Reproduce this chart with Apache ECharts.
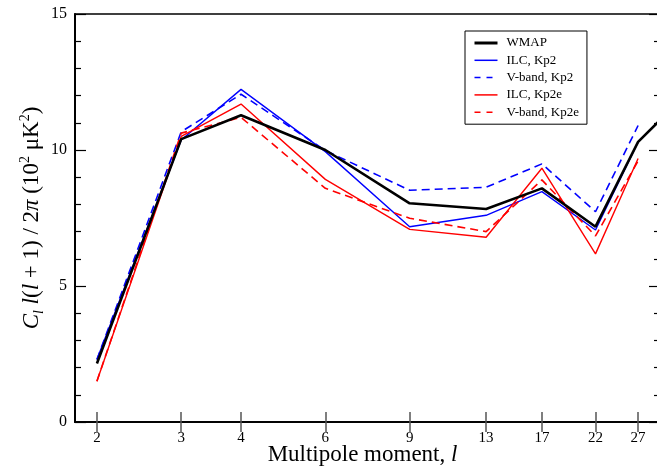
<!DOCTYPE html>
<html><head><meta charset="utf-8">
<script src="https://cdn.jsdelivr.net/npm/echarts@6/dist/echarts.min.js"></script>
<style>html,body{margin:0;padding:0;background:#fff}#c{width:657px;height:466px}</style>
</head><body><div id="c"></div>
<script>
var ells = [2, 3, 4, 6, 9, 13, 17, 22, 27];
var wmapL = [2, 3, 4, 6, 9, 13, 17, 22, 27, 34];
var wmap = [2.15, 10.4, 11.28, 10.0, 8.04, 7.83, 8.59, 7.18, 10.3, 12.05];
var ilcKp2 = [2.3, 10.37, 12.23, 9.94, 7.18, 7.6, 8.47, 7.06, 10.3];
var vKp2 = [2.3, 10.67, 12.05, 9.98, 8.52, 8.63, 9.49, 7.73, 10.9];
var ilcKp2e = [1.5, 10.5, 11.69, 8.92, 7.08, 6.79, 9.33, 6.18, 9.69];
var vKp2e = [1.5, 10.62, 11.2, 8.59, 7.49, 7.0, 8.9, 6.84, 9.6];
var names = ['WMAP', 'ILC, Kp2', 'V-band, Kp2', 'ILC, Kp2e', 'V-band, Kp2e'];

function pairs(xs, ys) { return ys.map(function (v, i) { return [xs[i], v]; }); }

var serif = 'Liberation Serif';
var chart = echarts.init(document.getElementById('c'));
var tickCommon = { show: true, inside: true, customValues: ells, length: 10, lineStyle: { color: '#555', width: 1.5 } };
chart.setOption({
  animation: false,
  grid: { left: 75, top: 14, width: 585, height: 408, outerBoundsMode: 'none', containLabel: false,
    show: true, borderColor: '#000', borderWidth: 1.5, backgroundColor: 'transparent' },
  legend: {
    left: 465, top: 31, orient: 'vertical',
    data: [
      { name: names[0], lineStyle: { width: 3 } },
      { name: names[1], lineStyle: { width: 1.5 } },
      { name: names[2], lineStyle: { width: 1.5, type: [6, 6] } },
      { name: names[3], lineStyle: { width: 1.5 } },
      { name: names[4], lineStyle: { width: 1.5, type: [6, 6] } }
    ],
    backgroundColor: '#fff', borderColor: '#000', borderWidth: 1,
    padding: [5, 8, 5, 8], itemWidth: 23, itemHeight: 14, itemGap: 3.3,
    itemStyle: { opacity: 0 },
    textStyle: { fontFamily: serif, fontSize: 13, color: '#000', lineHeight: 14, padding: [0, 0, 0, 4] }
  },
  xAxis: [{
    type: 'log', logBase: 10, min: 1.8, max: 30, position: 'bottom',
    axisLine: { show: true, lineStyle: { color: '#000', width: 1.5 } },
    axisTick: tickCommon,
    minorTick: { show: false },
    splitLine: { show: false },
    axisLabel: { customValues: ells, margin: 9, fontFamily: serif, fontSize: 15, color: '#000' },
    name: 'Multipole moment, {i|l}', nameLocation: 'middle', nameGap: 21, nameMoveOverlap: false,
    nameTextStyle: { fontFamily: serif, fontSize: 23, color: '#000', padding: [0, 10, 0, 0],
      rich: { i: { fontFamily: serif, fontStyle: 'italic', fontSize: 23, color: '#000' } } }
  }, {
    type: 'log', logBase: 10, min: 1.8, max: 30, position: 'top',
    axisLine: { show: true, lineStyle: { color: '#000', width: 1.5 } },
    axisTick: tickCommon,
    splitLine: { show: false },
    axisLabel: { show: false }
  }],
  yAxis: [{
    type: 'value', min: 0, max: 15, interval: 5, position: 'left',
    axisLine: { show: true, lineStyle: { color: '#000', width: 2 } },
    axisTick: { show: true, inside: true, length: 11, lineStyle: { color: '#000', width: 1.2 } },
    minorTick: { show: true, splitNumber: 5, length: 6, lineStyle: { color: '#000', width: 1.2 } },
    splitLine: { show: false },
    axisLabel: { margin: 8, fontFamily: serif, fontSize: 16, color: '#000' },
    name: '{i|C}{sub|l} {i|l}({i|l} + 1) / 2{i|π} (10{sup|2} μK{sup|2})',
    nameLocation: 'middle', nameRotate: 90, nameGap: 29, nameMoveOverlap: false,
    nameTextStyle: { fontFamily: serif, fontSize: 23, color: '#000', lineHeight: 28,
      rich: {
        i: { fontFamily: serif, fontStyle: 'italic', fontSize: 23, color: '#000', lineHeight: 28 },
        sub: { fontFamily: serif, fontStyle: 'italic', fontSize: 14, color: '#000', verticalAlign: 'bottom', lineHeight: 24 },
        sup: { fontFamily: serif, fontSize: 14, color: '#000', verticalAlign: 'top', lineHeight: 22 }
      } }
  }, {
    type: 'value', min: 0, max: 15, interval: 5, position: 'right',
    axisLine: { show: true, lineStyle: { color: '#000', width: 1.5 } },
    axisTick: { show: true, inside: true, length: 11, lineStyle: { color: '#000', width: 1.2 } },
    minorTick: { show: true, splitNumber: 5, length: 6, lineStyle: { color: '#000', width: 1.2 } },
    splitLine: { show: false },
    axisLabel: { show: false }
  }],
  series: [
    { name: names[0], type: 'line', data: pairs(wmapL, wmap), symbol: 'none', z: 5,
      lineStyle: { color: '#000', width: 2.6 }, itemStyle: { color: '#000' } },
    { name: names[1], type: 'line', data: pairs(ells, ilcKp2), symbol: 'none',
      lineStyle: { color: '#0000ff', width: 1.4 }, itemStyle: { color: '#0000ff' } },
    { name: names[2], type: 'line', data: pairs(ells, vKp2), symbol: 'none',
      lineStyle: { color: '#0000ff', width: 1.6, type: [8, 5] }, itemStyle: { color: '#0000ff' } },
    { name: names[3], type: 'line', data: pairs(ells, ilcKp2e), symbol: 'none',
      lineStyle: { color: '#ff0000', width: 1.4 }, itemStyle: { color: '#ff0000' } },
    { name: names[4], type: 'line', data: pairs(ells, vKp2e), symbol: 'none',
      lineStyle: { color: '#ff0000', width: 1.6, type: [8, 5] }, itemStyle: { color: '#ff0000' } }
  ]
});
</script></body></html>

Problem to work on: Leave out the pictures and copy the rest of the material above exactly.

Written solution:
Reproduce this chart with Apache ECharts.
<!DOCTYPE html>
<html><head><meta charset="utf-8">
<script src="https://cdn.jsdelivr.net/npm/echarts@6/dist/echarts.min.js"></script>
<style>html,body{margin:0;padding:0;background:#fff}#c{width:657px;height:466px}</style>
</head><body><div id="c"></div>
<script>
var ells = [2, 3, 4, 6, 9, 13, 17, 22, 27];
var wmapL = [2, 3, 4, 6, 9, 13, 17, 22, 27, 34];
var wmap = [2.15, 10.4, 11.28, 10.0, 8.04, 7.83, 8.59, 7.18, 10.3, 12.05];
var ilcKp2 = [2.3, 10.37, 12.23, 9.94, 7.18, 7.6, 8.47, 7.06, 10.3];
var vKp2 = [2.3, 10.67, 12.05, 9.98, 8.52, 8.63, 9.49, 7.73, 10.9];
var ilcKp2e = [1.5, 10.5, 11.69, 8.92, 7.08, 6.79, 9.33, 6.18, 9.69];
var vKp2e = [1.5, 10.62, 11.2, 8.59, 7.49, 7.0, 8.9, 6.84, 9.6];
var names = ['WMAP', 'ILC, Kp2', 'V-band, Kp2', 'ILC, Kp2e', 'V-band, Kp2e'];

function pairs(xs, ys) { return ys.map(function (v, i) { return [xs[i], v]; }); }

var serif = 'Liberation Serif';
var chart = echarts.init(document.getElementById('c'));
var tickCommon = { show: true, inside: true, customValues: ells, length: 10, lineStyle: { color: '#555', width: 1.5 } };
chart.setOption({
  animation: false,
  grid: { left: 75, top: 14, width: 585, height: 408, outerBoundsMode: 'none', containLabel: false,
    show: true, borderColor: '#000', borderWidth: 1.5, backgroundColor: 'transparent' },
  legend: {
    left: 465, top: 31, orient: 'vertical',
    data: [
      { name: names[0], lineStyle: { width: 3 } },
      { name: names[1], lineStyle: { width: 1.5 } },
      { name: names[2], lineStyle: { width: 1.5, type: [6, 6] } },
      { name: names[3], lineStyle: { width: 1.5 } },
      { name: names[4], lineStyle: { width: 1.5, type: [6, 6] } }
    ],
    backgroundColor: '#fff', borderColor: '#000', borderWidth: 1,
    padding: [5, 8, 5, 8], itemWidth: 23, itemHeight: 14, itemGap: 3.3,
    itemStyle: { opacity: 0 },
    textStyle: { fontFamily: serif, fontSize: 13, color: '#000', lineHeight: 14, padding: [0, 0, 0, 4] }
  },
  xAxis: [{
    type: 'log', logBase: 10, min: 1.8, max: 30, position: 'bottom',
    axisLine: { show: true, lineStyle: { color: '#000', width: 1.5 } },
    axisTick: tickCommon,
    minorTick: { show: false },
    splitLine: { show: false },
    axisLabel: { customValues: ells, margin: 9, fontFamily: serif, fontSize: 15, color: '#000' },
    name: 'Multipole moment, {i|l}', nameLocation: 'middle', nameGap: 21, nameMoveOverlap: false,
    nameTextStyle: { fontFamily: serif, fontSize: 23, color: '#000', padding: [0, 10, 0, 0],
      rich: { i: { fontFamily: serif, fontStyle: 'italic', fontSize: 23, color: '#000' } } }
  }, {
    type: 'log', logBase: 10, min: 1.8, max: 30, position: 'top',
    axisLine: { show: true, lineStyle: { color: '#000', width: 1.5 } },
    axisTick: tickCommon,
    splitLine: { show: false },
    axisLabel: { show: false }
  }],
  yAxis: [{
    type: 'value', min: 0, max: 15, interval: 5, position: 'left',
    axisLine: { show: true, lineStyle: { color: '#000', width: 2 } },
    axisTick: { show: true, inside: true, length: 11, lineStyle: { color: '#000', width: 1.2 } },
    minorTick: { show: true, splitNumber: 5, length: 6, lineStyle: { color: '#000', width: 1.2 } },
    splitLine: { show: false },
    axisLabel: { margin: 8, fontFamily: serif, fontSize: 16, color: '#000' },
    name: '{i|C}{sub|l} {i|l}({i|l} + 1) / 2{i|π} (10{sup|2} μK{sup|2})',
    nameLocation: 'middle', nameRotate: 90, nameGap: 29, nameMoveOverlap: false,
    nameTextStyle: { fontFamily: serif, fontSize: 23, color: '#000', lineHeight: 28,
      rich: {
        i: { fontFamily: serif, fontStyle: 'italic', fontSize: 23, color: '#000', lineHeight: 28 },
        sub: { fontFamily: serif, fontStyle: 'italic', fontSize: 14, color: '#000', verticalAlign: 'bottom', lineHeight: 24 },
        sup: { fontFamily: serif, fontSize: 14, color: '#000', verticalAlign: 'top', lineHeight: 22 }
      } }
  }, {
    type: 'value', min: 0, max: 15, interval: 5, position: 'right',
    axisLine: { show: true, lineStyle: { color: '#000', width: 1.5 } },
    axisTick: { show: true, inside: true, length: 11, lineStyle: { color: '#000', width: 1.2 } },
    minorTick: { show: true, splitNumber: 5, length: 6, lineStyle: { color: '#000', width: 1.2 } },
    splitLine: { show: false },
    axisLabel: { show: false }
  }],
  series: [
    { name: names[0], type: 'line', data: pairs(wmapL, wmap), symbol: 'none', z: 5,
      lineStyle: { color: '#000', width: 2.6 }, itemStyle: { color: '#000' } },
    { name: names[1], type: 'line', data: pairs(ells, ilcKp2), symbol: 'none',
      lineStyle: { color: '#0000ff', width: 1.4 }, itemStyle: { color: '#0000ff' } },
    { name: names[2], type: 'line', data: pairs(ells, vKp2), symbol: 'none',
      lineStyle: { color: '#0000ff', width: 1.6, type: [8, 5] }, itemStyle: { color: '#0000ff' } },
    { name: names[3], type: 'line', data: pairs(ells, ilcKp2e), symbol: 'none',
      lineStyle: { color: '#ff0000', width: 1.4 }, itemStyle: { color: '#ff0000' } },
    { name: names[4], type: 'line', data: pairs(ells, vKp2e), symbol: 'none',
      lineStyle: { color: '#ff0000', width: 1.6, type: [8, 5] }, itemStyle: { color: '#ff0000' } }
  ]
});
</script></body></html>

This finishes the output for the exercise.